**Material provided**

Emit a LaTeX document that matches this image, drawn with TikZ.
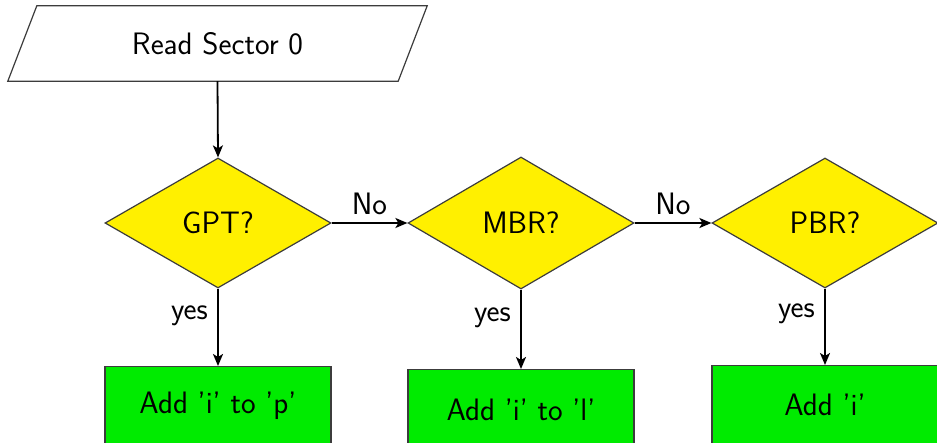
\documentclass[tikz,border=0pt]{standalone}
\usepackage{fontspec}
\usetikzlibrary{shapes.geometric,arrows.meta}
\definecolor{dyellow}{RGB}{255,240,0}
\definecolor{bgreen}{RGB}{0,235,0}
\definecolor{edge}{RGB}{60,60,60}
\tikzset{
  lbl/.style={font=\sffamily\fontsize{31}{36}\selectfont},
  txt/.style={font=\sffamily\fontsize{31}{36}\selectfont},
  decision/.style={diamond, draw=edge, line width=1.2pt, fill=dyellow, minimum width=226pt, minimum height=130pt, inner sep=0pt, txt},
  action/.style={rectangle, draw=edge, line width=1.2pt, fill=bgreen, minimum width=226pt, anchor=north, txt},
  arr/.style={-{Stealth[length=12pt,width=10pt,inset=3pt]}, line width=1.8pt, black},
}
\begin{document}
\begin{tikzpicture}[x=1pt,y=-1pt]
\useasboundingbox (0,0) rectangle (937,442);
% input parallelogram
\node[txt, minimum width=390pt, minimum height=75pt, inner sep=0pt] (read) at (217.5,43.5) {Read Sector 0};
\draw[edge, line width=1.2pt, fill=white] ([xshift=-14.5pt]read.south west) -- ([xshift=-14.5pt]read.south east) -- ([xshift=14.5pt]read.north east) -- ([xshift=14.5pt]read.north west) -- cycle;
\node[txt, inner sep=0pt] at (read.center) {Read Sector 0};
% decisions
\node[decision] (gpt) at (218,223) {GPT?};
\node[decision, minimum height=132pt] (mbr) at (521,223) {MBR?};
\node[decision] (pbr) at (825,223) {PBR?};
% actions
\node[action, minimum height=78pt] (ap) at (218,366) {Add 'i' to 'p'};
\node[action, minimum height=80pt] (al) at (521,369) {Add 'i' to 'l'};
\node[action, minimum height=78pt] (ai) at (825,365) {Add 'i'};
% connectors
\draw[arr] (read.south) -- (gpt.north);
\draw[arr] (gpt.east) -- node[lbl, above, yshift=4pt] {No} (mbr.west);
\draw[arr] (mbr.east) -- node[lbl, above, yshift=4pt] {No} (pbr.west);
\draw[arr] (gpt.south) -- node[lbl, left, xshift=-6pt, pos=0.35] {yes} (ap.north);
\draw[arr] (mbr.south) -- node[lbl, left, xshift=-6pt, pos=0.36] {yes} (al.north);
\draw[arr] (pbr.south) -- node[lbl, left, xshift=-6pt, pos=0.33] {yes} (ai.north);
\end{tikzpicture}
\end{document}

**Exercise**
Reproduce the full listing faithfully, but do not carry over any pictures.

**Exercise solution**
Emit a LaTeX document that matches this image, drawn with TikZ.
\documentclass[tikz,border=0pt]{standalone}
\usepackage{fontspec}
\usetikzlibrary{shapes.geometric,arrows.meta}
\definecolor{dyellow}{RGB}{255,240,0}
\definecolor{bgreen}{RGB}{0,235,0}
\definecolor{edge}{RGB}{60,60,60}
\tikzset{
  lbl/.style={font=\sffamily\fontsize{31}{36}\selectfont},
  txt/.style={font=\sffamily\fontsize{31}{36}\selectfont},
  decision/.style={diamond, draw=edge, line width=1.2pt, fill=dyellow, minimum width=226pt, minimum height=130pt, inner sep=0pt, txt},
  action/.style={rectangle, draw=edge, line width=1.2pt, fill=bgreen, minimum width=226pt, anchor=north, txt},
  arr/.style={-{Stealth[length=12pt,width=10pt,inset=3pt]}, line width=1.8pt, black},
}
\begin{document}
\begin{tikzpicture}[x=1pt,y=-1pt]
\useasboundingbox (0,0) rectangle (937,442);
% input parallelogram
\node[txt, minimum width=390pt, minimum height=75pt, inner sep=0pt] (read) at (217.5,43.5) {Read Sector 0};
\draw[edge, line width=1.2pt, fill=white] ([xshift=-14.5pt]read.south west) -- ([xshift=-14.5pt]read.south east) -- ([xshift=14.5pt]read.north east) -- ([xshift=14.5pt]read.north west) -- cycle;
\node[txt, inner sep=0pt] at (read.center) {Read Sector 0};
% decisions
\node[decision] (gpt) at (218,223) {GPT?};
\node[decision, minimum height=132pt] (mbr) at (521,223) {MBR?};
\node[decision] (pbr) at (825,223) {PBR?};
% actions
\node[action, minimum height=78pt] (ap) at (218,366) {Add 'i' to 'p'};
\node[action, minimum height=80pt] (al) at (521,369) {Add 'i' to 'l'};
\node[action, minimum height=78pt] (ai) at (825,365) {Add 'i'};
% connectors
\draw[arr] (read.south) -- (gpt.north);
\draw[arr] (gpt.east) -- node[lbl, above, yshift=4pt] {No} (mbr.west);
\draw[arr] (mbr.east) -- node[lbl, above, yshift=4pt] {No} (pbr.west);
\draw[arr] (gpt.south) -- node[lbl, left, xshift=-6pt, pos=0.35] {yes} (ap.north);
\draw[arr] (mbr.south) -- node[lbl, left, xshift=-6pt, pos=0.36] {yes} (al.north);
\draw[arr] (pbr.south) -- node[lbl, left, xshift=-6pt, pos=0.33] {yes} (ai.north);
\end{tikzpicture}
\end{document}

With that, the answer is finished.